Strong wage growth over the past year has slightly improved housing affordability for first-time buyers, according to Britain’s largest building society.
Nationwide reported that the typical monthly mortgage payments for a first-time buyer with a 20 per cent deposit now account for 36 per cent of take-home pay, down from 2023’s level, although still significantly above the long-run average of 30 per cent.
Annual earnings have been rising at about 5 per cent, helping borrowers manage monthly repayments. Interest rates were lowered twice last year by the Bank of England to 4.75 per cent, bringing average mortgage rates down. However, the average house price remains high, at five times the average first-time buyer’s earnings – well above the long-run average of 3.9.

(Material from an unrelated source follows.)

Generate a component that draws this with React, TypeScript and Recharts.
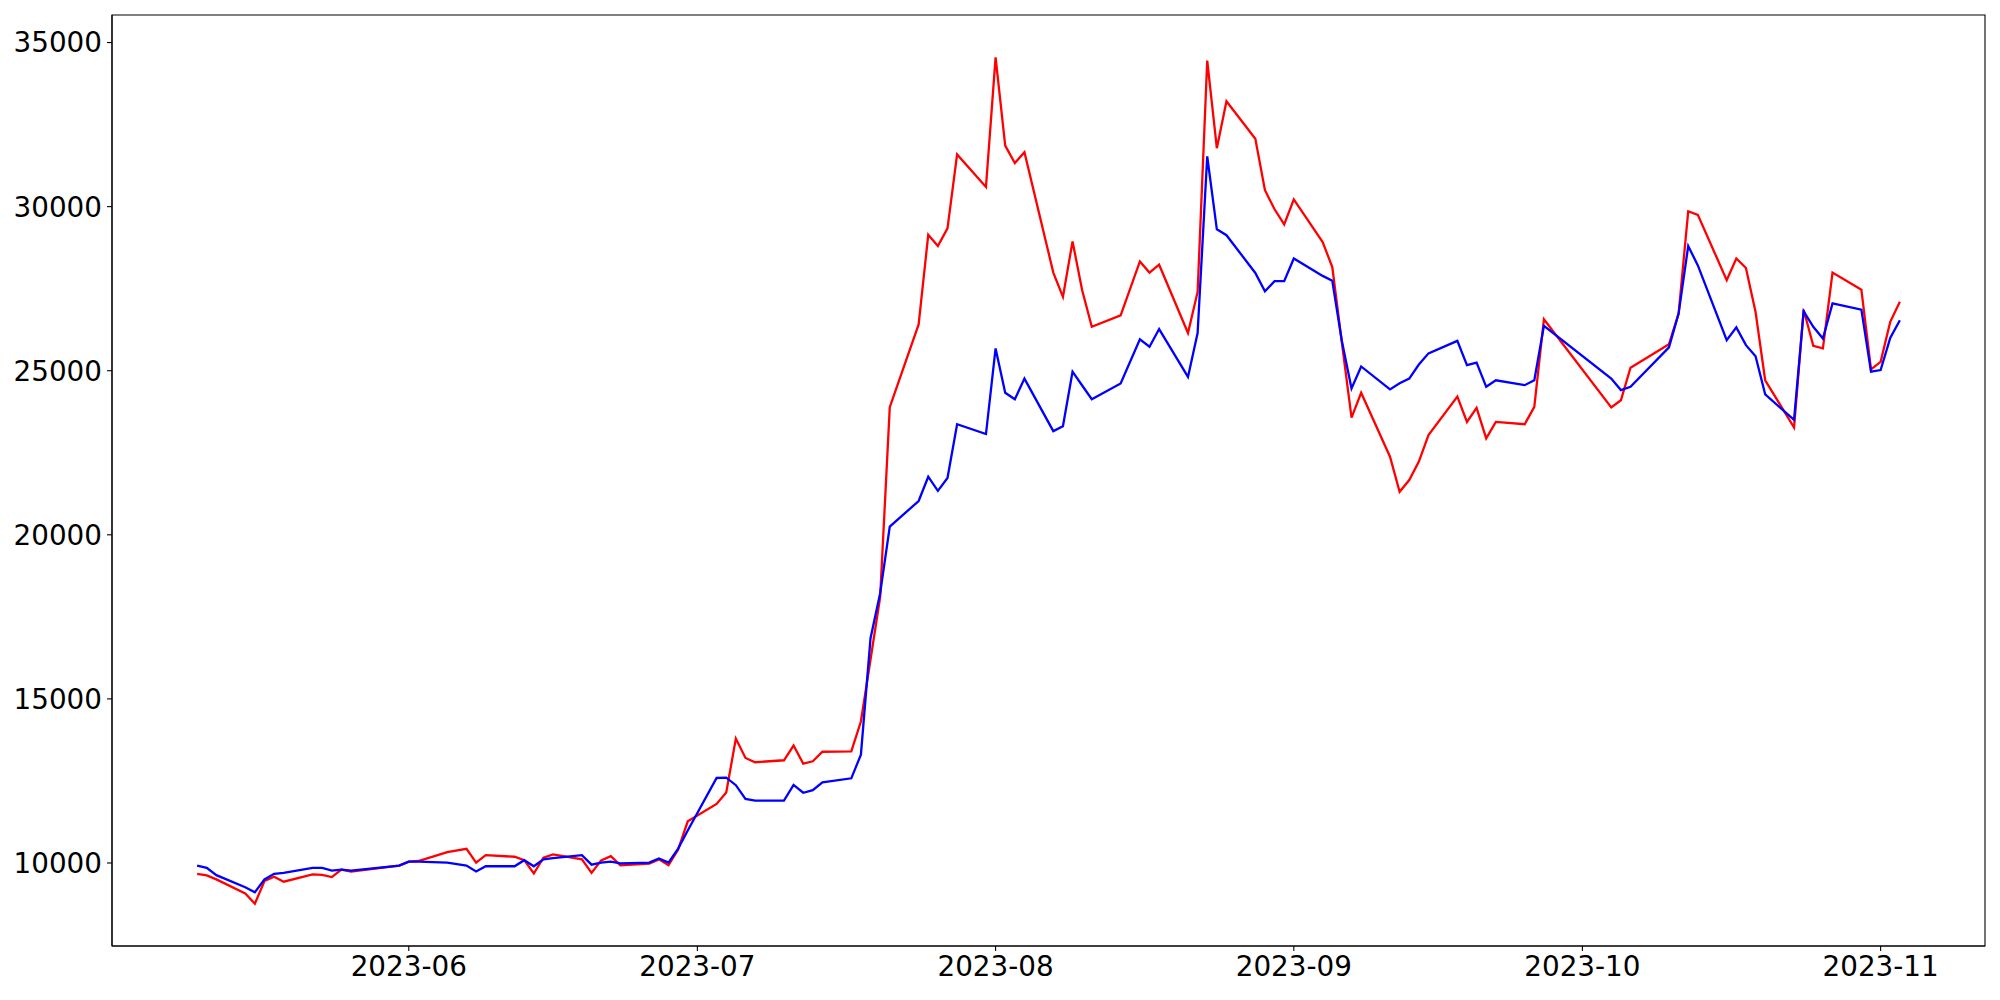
import React from 'react';
import { LineChart, Line, XAxis, YAxis, ReferenceArea } from 'recharts';

const dates = [
  '2023-05-10', '2023-05-11', '2023-05-12', '2023-05-15', '2023-05-16', '2023-05-17', '2023-05-18', '2023-05-19',
  '2023-05-22', '2023-05-23', '2023-05-24', '2023-05-25', '2023-05-26', '2023-05-31', '2023-06-01', '2023-06-02',
  '2023-06-05', '2023-06-07', '2023-06-08', '2023-06-09', '2023-06-12', '2023-06-13', '2023-06-14', '2023-06-15',
  '2023-06-16', '2023-06-19', '2023-06-20', '2023-06-21', '2023-06-22', '2023-06-23', '2023-06-26', '2023-06-27',
  '2023-06-28', '2023-06-29', '2023-06-30', '2023-07-03', '2023-07-04', '2023-07-05', '2023-07-06', '2023-07-07',
  '2023-07-10', '2023-07-11', '2023-07-12', '2023-07-13', '2023-07-14', '2023-07-17', '2023-07-18', '2023-07-19',
  '2023-07-20', '2023-07-21', '2023-07-24', '2023-07-25', '2023-07-26', '2023-07-27', '2023-07-28', '2023-07-31',
  '2023-08-01', '2023-08-02', '2023-08-03', '2023-08-04', '2023-08-07', '2023-08-08', '2023-08-09', '2023-08-10',
  '2023-08-11', '2023-08-14', '2023-08-16', '2023-08-17', '2023-08-18', '2023-08-21', '2023-08-22', '2023-08-23',
  '2023-08-24', '2023-08-25', '2023-08-28', '2023-08-29', '2023-08-30', '2023-08-31', '2023-09-01', '2023-09-04',
  '2023-09-05', '2023-09-06', '2023-09-07', '2023-09-08', '2023-09-11', '2023-09-12', '2023-09-13', '2023-09-14',
  '2023-09-15', '2023-09-18', '2023-09-19', '2023-09-20', '2023-09-21', '2023-09-22', '2023-09-25', '2023-09-26',
  '2023-09-27', '2023-10-04', '2023-10-05', '2023-10-06', '2023-10-10', '2023-10-11', '2023-10-12', '2023-10-13',
  '2023-10-16', '2023-10-17', '2023-10-18', '2023-10-19', '2023-10-20', '2023-10-23', '2023-10-24', '2023-10-25',
  '2023-10-26', '2023-10-27', '2023-10-30', '2023-10-31', '2023-11-01', '2023-11-02', '2023-11-03',
];

const redValues = [
  9670, 9620, 9500, 9070, 8760, 9450, 9580, 9430,
  9650, 9640, 9570, 9800, 9740, 9920, 10040, 10060,
  10330, 10430, 10010, 10240, 10190, 10085, 9680, 10160,
  10260, 10110, 9700, 10080, 10210, 9930, 9980, 10110,
  9930, 10410, 11270, 11800, 12150, 13790, 13200, 13070,
  13130, 13580, 13030, 13100, 13390, 13400, 14310, 16200,
  18100, 23890, 26410, 29140, 28800, 29340, 31590, 30600,
  34550, 31860, 31330, 31660, 27990, 27250, 28940, 27450,
  26340, 26690, 28330, 27990, 28230, 26150, 27400, 34450,
  31780, 33210, 32070, 30500, 29920, 29460, 30220, 28920,
  28160, 25850, 23570, 24330, 22380, 21310, 21670, 22230,
  23040, 24210, 23440, 23870, 22940, 23440, 23370, 23900,
  26570, 23880, 24100, 25090, 25810, 26740, 29860, 29750,
  27760, 28420, 28130, 26790, 24710, 23270, 26860, 25760,
  25680, 27990, 27470, 25040, 25270, 26490, 27100,
];

const blueValues = [
  9920, 9850, 9630, 9260, 9110, 9500, 9670, 9700,
  9850, 9850, 9770, 9800, 9770, 9920, 10040, 10040,
  10010, 9920, 9740, 9900, 9900, 10085, 9900, 10110,
  10150, 10240, 9950, 10010, 10040, 9990, 10010, 10140,
  10010, 10440, 10990, 12590, 12600, 12370, 11950, 11900,
  11900, 12380, 12140, 12220, 12460, 12580, 13300, 16850,
  18220, 20250, 21030, 21770, 21340, 21730, 23370, 23070,
  25680, 24330, 24130, 24760, 23160, 23310, 24970, 24550,
  24130, 24610, 25960, 25730, 26270, 24810, 26150, 31530,
  29310, 29130, 27980, 27420, 27730, 27730, 28420, 27890,
  27740, 25900, 24460, 25130, 24430, 24620, 24760, 25190,
  25530, 25910, 25170, 25250, 24510, 24710, 24560, 24710,
  26370, 24760, 24410, 24510, 25710, 26740, 28800, 28210,
  25930, 26320, 25780, 25440, 24280, 23500, 26810, 26340,
  25980, 27050, 26860, 24970, 25020, 26000, 26540,
];

const monthTicks = ['2023-06-01', '2023-07-01', '2023-08-01', '2023-09-01', '2023-10-01', '2023-11-01'];
const yTicks = [10000, 15000, 20000, 25000, 30000, 35000];

const toTs = (s: string) => {
  const [y, m, d] = s.split('-').map(Number);
  return Date.UTC(y, m - 1, d);
};

const fmtMonth = (t: number) => {
  const d = new Date(t);
  return `${d.getUTCFullYear()}-${String(d.getUTCMonth() + 1).padStart(2, '0')}`;
};

const data = dates.map((d, i) => ({ t: toTs(d), red: redValues[i], blue: blueValues[i] }));

// matplotlib-style 5% margins
const tMin = data[0].t;
const tMax = data[data.length - 1].t;
const tPad = (tMax - tMin) * 0.05;
const xDomain = [tMin - tPad, tMax + tPad];

const allVals = [...redValues, ...blueValues];
const vMin = Math.min(...allVals);
const vMax = Math.max(...allVals);
const vPad = (vMax - vMin) * 0.05;
const yDomain = [vMin - vPad, vMax + vPad];

const tickStyle = { fill: '#000', fontSize: 27.8, fontFamily: 'DejaVu Sans' };

export default function App() {
  return (
    <div style={{ position: 'absolute', left: 0, top: 0, width: 2000, height: 1000, background: '#fff' }}>
      <LineChart width={2000} height={1000} data={data} margin={{ top: 15, right: 15, bottom: 0, left: 0 }}>
        <XAxis
          dataKey="t"
          type="number"
          domain={xDomain}
          allowDataOverflow
          ticks={monthTicks.map(toTs)}
          tickFormatter={fmtMonth}
          height={54}
          tick={tickStyle}
          tickSize={5}
          tickMargin={5}
          stroke="#000"
          tickLine={{ stroke: '#000', strokeWidth: 1.1 }}
          axisLine={{ stroke: '#000', strokeWidth: 1.1 }}
        />
        <YAxis
          type="number"
          domain={yDomain}
          allowDataOverflow
          ticks={yTicks}
          width={112}
          tick={tickStyle}
          tickSize={5}
          tickMargin={5}
          stroke="#000"
          tickLine={{ stroke: '#000', strokeWidth: 1.1 }}
          axisLine={{ stroke: '#000', strokeWidth: 1.1 }}
        />
        <Line type="linear" dataKey="red" stroke="#ff0000" strokeWidth={2.3} dot={false} activeDot={false} isAnimationActive={false} />
        <Line type="linear" dataKey="blue" stroke="#0000ff" strokeWidth={2.3} dot={false} activeDot={false} isAnimationActive={false} />
        <ReferenceArea
          x1={xDomain[0]}
          x2={xDomain[1]}
          y1={yDomain[0]}
          y2={yDomain[1]}
          fill="none"
          fillOpacity={0}
          stroke="#000"
          strokeWidth={1.1}
          ifOverflow="visible"
        />
      </LineChart>
    </div>
  );
}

According to Nationwide, four in ten first-time buyers rely on financial support for their deposit, usually a gift or loan from family, friends or an inheritance. The Office for National Statistics reported a 3.4 per cent increase in the average house price to £292,000 in 2024, with some forecasters predicting a further 1.1 per cent rise in values this year and wages set to climb by 3.6 per cent.
Andrew Harvey, a senior economist at Nationwide, said: “There has been a modest improvement in UK housing affordability over the last year, due to earnings growth marginally outpacing house price growth and a slight reduction in average borrowing costs. Nonetheless, housing affordability remains stretched by historic standards.”
In a bid to assist younger buyers, the government is considering loosening mortgage lending rules. Critics warn that relaxing these regulations risks giving loans to those who may struggle to repay them, while others maintain that increasing the housing supply should be the priority to address persistent affordability challenges.